Is America Experiencing a Leadership Crisis?
People complain that our leaders aren’t what they used to be.
The real question is – what can we do about it? These days, the cycle of blame for things that are wrong in America is spinning faster and faster. We can’t finish with one moral outrage before we dive into yet another. And our leaders – are growing less competent, less likable, and less “leader-like.”
Question: it is possible that bad citizenry leads to bad leadership? Is it the other way around or is something different at work here?
I embarked on a journey to find others who may have some insight.
William Haupt wrote a recent article about how bad leadership creates bad citizens. His post is laced with some lofty ideas, stitched together with a litany of elder “brainy” quotes from the likes of Tolstoy (Writing laws is easy, but governing is difficult) and Santayana (Those who do not remember the past are condemned to repeat it). Then Haupt gets serious with an observation about the gradual decline of leadership in ancient Athens, which ultimately led to the decline of people willing to follow. Here and now, our own cycle takes on some meaning.
We lack the skills to measure the quality of our elected leaders. I’m somewhat circumspect about anyone who pretends to be an oracle of leadership. Most times, you don’t know how good (or bad) things were until well after history has gone through several redrafts – and even then, who the heck really knows? Yet, Haupt’s point about Athens should resonate with all Americans. It is absolutely true that the citizenry gradually became complacent and thus opened themselves to abuses within their fledgling democracy. The great Athenian statesman Pericles saw his generals increasingly unable to enforce laws and maintain order. People sensed disruption and many lost the motivation to perform civic duties and act as a united people. Reading ancient records, we know – for instance – that many people sought ways to avoid serving on juries, civic counsels, and the draft.
By the time Pericles left office, the Greek army had experienced cowardice on the battlefield – behavior unthinkable only ten years before. Some soldiers even mutinied. And each successive leader after Pericles was less efficient at leading and less effective at governing. Oligarchic regimes rose up, and citizens – feeling marginalized – became more and more disaffected.
Thus, says Haupt, this is how leaders turn good citizens into bad ones.
In Nairobi, Kenya – where lessons on bad leadership are ongoing – writer Larry Madowo writes this article to ask if the citizenry can truly ask more from their leadership than they are willing to give themselves. I was struck by the deeper intent of his question. Madowo is taking aim at serial cases of corruption in government and pointing the finger of blame squarely back at the governed.
If we were not lying, thieving, morally inept people in our own private lives, we would have the moral authority to criticise our leadership.

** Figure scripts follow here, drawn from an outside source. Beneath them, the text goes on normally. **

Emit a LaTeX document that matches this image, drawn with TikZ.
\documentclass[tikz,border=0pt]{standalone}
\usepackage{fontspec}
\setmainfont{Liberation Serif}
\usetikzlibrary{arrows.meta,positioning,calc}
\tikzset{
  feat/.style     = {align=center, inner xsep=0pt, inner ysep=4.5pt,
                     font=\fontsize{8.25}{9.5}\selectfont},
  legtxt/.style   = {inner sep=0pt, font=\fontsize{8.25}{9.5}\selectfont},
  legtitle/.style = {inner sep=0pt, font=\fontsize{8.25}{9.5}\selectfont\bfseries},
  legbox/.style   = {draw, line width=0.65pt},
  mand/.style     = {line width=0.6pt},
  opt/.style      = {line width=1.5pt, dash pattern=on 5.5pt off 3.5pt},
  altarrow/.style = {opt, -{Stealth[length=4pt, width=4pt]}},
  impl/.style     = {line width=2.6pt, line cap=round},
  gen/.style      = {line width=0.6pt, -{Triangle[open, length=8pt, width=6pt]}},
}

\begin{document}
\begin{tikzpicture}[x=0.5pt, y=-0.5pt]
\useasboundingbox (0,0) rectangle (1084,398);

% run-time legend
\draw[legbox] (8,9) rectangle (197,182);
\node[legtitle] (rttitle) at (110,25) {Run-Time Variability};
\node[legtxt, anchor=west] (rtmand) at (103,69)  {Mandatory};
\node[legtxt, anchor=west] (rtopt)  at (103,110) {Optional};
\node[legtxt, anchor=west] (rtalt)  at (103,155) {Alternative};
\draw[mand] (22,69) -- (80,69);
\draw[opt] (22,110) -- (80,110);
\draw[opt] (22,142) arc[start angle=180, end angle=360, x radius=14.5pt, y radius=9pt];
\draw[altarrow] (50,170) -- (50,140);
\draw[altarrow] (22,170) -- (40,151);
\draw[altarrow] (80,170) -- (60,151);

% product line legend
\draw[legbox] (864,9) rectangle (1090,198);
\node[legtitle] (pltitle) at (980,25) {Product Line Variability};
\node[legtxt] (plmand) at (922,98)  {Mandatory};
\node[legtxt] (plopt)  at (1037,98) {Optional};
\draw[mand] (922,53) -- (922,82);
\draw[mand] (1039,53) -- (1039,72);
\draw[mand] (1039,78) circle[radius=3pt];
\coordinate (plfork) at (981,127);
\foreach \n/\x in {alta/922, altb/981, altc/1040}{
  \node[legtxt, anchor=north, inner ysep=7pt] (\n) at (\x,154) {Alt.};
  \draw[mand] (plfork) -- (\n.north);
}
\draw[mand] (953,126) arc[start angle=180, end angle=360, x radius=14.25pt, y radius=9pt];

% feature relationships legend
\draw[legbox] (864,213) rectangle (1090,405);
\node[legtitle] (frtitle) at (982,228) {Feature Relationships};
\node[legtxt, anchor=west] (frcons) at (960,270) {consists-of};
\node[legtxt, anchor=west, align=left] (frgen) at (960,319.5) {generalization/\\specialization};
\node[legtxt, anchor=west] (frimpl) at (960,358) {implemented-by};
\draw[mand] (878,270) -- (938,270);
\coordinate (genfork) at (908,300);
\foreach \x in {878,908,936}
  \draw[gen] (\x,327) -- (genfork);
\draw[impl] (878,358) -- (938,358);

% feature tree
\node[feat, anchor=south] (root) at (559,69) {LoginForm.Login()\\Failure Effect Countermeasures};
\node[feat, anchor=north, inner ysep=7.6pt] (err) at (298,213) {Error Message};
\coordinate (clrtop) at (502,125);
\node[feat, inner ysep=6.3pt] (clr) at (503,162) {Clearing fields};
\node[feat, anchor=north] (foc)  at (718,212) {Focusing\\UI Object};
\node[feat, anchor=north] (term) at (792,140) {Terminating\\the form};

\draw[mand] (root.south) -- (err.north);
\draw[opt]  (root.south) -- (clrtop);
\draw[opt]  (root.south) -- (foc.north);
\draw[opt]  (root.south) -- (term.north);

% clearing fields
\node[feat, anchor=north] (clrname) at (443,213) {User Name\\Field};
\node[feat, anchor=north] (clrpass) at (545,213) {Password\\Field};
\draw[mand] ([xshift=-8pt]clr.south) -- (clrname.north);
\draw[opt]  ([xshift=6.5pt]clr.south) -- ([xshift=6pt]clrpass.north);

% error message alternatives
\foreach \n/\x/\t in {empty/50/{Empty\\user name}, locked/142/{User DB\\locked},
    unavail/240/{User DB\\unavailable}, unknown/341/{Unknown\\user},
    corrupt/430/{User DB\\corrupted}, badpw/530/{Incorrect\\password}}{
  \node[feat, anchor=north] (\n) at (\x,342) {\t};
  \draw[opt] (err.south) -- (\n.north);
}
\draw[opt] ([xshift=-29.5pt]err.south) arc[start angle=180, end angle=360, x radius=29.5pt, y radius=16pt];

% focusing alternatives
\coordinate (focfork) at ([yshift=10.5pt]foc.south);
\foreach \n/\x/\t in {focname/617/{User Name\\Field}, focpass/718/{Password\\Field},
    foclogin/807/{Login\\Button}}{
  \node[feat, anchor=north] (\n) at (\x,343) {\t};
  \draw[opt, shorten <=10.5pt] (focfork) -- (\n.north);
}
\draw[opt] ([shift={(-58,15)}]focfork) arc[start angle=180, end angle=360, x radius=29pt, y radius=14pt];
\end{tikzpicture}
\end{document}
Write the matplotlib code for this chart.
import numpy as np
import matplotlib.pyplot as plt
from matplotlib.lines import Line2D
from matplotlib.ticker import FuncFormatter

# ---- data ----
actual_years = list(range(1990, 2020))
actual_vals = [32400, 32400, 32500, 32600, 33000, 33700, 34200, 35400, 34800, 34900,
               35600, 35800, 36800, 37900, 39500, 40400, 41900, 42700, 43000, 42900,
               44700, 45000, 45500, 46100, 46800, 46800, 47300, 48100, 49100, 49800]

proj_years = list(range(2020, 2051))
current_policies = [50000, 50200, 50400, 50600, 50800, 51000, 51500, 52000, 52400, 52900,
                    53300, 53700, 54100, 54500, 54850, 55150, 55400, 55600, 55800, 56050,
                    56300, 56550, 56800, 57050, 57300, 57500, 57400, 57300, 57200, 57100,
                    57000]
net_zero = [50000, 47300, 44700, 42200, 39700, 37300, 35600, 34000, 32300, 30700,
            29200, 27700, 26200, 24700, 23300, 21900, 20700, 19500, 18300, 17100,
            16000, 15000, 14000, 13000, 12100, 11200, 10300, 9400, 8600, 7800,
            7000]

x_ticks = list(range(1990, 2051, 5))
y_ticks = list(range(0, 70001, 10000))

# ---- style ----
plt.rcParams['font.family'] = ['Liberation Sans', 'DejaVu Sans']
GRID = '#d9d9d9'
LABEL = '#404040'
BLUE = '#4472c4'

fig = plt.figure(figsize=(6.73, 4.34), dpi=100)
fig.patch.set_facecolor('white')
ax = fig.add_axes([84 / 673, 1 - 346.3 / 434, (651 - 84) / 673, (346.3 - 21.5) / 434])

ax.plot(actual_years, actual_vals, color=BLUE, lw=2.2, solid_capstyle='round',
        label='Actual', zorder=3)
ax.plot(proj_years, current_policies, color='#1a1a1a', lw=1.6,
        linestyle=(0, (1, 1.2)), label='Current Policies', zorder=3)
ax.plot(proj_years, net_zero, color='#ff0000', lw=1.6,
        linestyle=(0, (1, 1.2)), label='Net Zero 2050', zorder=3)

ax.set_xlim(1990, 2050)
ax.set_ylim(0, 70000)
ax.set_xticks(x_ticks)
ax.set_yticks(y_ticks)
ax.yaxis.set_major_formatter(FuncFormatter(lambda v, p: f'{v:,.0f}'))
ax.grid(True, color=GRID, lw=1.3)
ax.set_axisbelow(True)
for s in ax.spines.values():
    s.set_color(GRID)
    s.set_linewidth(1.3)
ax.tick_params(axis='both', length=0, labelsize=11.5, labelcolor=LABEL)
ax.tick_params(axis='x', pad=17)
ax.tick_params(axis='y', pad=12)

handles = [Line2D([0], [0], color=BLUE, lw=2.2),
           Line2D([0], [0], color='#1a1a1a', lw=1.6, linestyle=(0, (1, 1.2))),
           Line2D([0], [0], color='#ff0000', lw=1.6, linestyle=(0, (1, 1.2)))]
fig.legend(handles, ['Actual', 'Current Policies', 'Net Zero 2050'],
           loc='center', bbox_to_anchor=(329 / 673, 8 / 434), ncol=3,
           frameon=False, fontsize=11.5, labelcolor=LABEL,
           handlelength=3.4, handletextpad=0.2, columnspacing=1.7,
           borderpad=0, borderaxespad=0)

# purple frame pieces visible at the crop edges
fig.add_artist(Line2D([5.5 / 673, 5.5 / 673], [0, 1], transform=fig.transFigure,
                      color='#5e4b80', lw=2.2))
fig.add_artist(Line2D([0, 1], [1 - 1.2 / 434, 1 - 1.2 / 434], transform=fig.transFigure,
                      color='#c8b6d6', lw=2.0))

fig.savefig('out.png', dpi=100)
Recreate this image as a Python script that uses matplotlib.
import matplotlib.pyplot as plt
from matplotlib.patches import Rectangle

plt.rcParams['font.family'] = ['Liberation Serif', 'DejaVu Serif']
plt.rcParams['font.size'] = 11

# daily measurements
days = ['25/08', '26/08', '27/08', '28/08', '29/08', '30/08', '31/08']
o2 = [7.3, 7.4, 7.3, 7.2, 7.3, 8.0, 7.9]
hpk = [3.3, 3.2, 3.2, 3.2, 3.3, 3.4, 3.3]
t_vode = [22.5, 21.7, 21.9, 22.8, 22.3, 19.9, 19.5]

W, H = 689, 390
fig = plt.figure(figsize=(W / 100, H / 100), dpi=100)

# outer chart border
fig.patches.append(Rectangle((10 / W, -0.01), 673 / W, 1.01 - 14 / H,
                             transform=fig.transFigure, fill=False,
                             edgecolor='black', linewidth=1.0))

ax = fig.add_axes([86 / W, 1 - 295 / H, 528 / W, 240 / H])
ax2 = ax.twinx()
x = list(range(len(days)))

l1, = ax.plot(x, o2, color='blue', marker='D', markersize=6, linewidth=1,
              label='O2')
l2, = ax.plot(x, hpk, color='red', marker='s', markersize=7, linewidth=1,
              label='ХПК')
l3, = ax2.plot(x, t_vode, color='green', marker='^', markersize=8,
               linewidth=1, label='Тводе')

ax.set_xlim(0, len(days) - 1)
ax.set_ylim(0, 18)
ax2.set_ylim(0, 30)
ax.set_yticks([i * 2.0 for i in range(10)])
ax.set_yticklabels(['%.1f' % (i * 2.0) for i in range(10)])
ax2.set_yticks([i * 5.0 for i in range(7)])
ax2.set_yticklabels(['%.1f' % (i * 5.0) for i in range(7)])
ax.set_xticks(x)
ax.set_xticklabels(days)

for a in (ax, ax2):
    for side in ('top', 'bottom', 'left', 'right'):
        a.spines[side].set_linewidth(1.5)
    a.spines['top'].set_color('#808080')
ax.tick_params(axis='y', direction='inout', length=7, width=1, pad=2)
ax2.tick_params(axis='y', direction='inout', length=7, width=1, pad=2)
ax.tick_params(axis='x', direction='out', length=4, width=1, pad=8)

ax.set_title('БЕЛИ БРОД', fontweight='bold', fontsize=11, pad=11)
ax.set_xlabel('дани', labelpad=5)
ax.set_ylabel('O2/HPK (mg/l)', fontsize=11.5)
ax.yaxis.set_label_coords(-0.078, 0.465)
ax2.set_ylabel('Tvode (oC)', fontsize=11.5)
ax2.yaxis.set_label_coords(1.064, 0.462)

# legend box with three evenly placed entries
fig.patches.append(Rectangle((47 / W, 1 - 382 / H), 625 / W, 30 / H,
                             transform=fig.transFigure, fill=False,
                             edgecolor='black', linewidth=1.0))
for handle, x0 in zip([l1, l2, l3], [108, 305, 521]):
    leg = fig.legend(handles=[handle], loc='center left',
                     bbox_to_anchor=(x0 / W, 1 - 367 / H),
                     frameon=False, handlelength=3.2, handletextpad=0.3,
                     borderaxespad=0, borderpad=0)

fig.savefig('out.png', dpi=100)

A stinging rebuke of what he sees as a society that has collapsed its sense of fairness, which in a democracy is fatal. He goes on by citing examples of corruption – small and large – egged on by citizens who fight tooth and nail for their turn to take as they please. His frustration bubbles over as he wonders if his fellow citizens – who have only a limited understanding of basic issues – can be trusted to select capable leaders. If citizens are themselves corrupt, what else will they do than to create a corrupt government?
Subir Chowdhury, who has spent many years as a quality management consultant for many of the world’s largest manufacturers, puts another spin on Madowo’s thesis. In a post titled Who’s Political Crisis is This Anyhow? Chowdhury identifies citizen’s willingness to take an active participation in government. He decries “political theater” as an impediment that prevents leadership from advancing away from ideology and toward real and sustainable change.
No business survives long making decisions in that way. From my perspective as a management consultant for more than twenty years, it is clear that our current government is focused on putting up barriers instead of tearing them down and creating opportunities.
Two of the least productive congressional sessions (the 112th and 113th) occurred DURING the last four years of the Great Recession. The current 114th Congress is looking a bit more productive, but still below average. So – what did they do? By the way, the metric for “productive” is the number of laws enacted – e.g., bills passed and signed into law by the President.
But Chowdhury doesn’t take sides. His critique is as much nonpartisan as it is harsh for American voters.
The root cause of the current failure in Congress and the White House is our own — we lack a true understanding of what is going on and are not engaged in any significant way. To me, the threat of failure is clear and the answer obvious. We either build up and strengthen the very foundations of this great democracy, or leave things as they and allow the country to continue to erode.
Blame accomplishes nothing. And when the citizenry are focused on blame, we stop functioning as a country. Yet, blame is what fuels politics. Candidates use the very devices that gets people riled up, and the people are ready (and willing) to castigate the ideology of opposition at every turn.
The tiresome cycle of the jeu de blâme goes on and on. It’s a feedback loop missing the impetus to do better and improve. Tragically, as it spins faster and faster, it takes on the character of a death spiral into the abyss.
Can we recognize what Chowdhury identifies as “our collective failure to recognize poor judgment” and work past petty ideologies? Can we recognize bad decisions for what they are and demand better from ourselves to engage a process that builds better leadership? I guess I wouldn’t have posted this if I were confident that we can.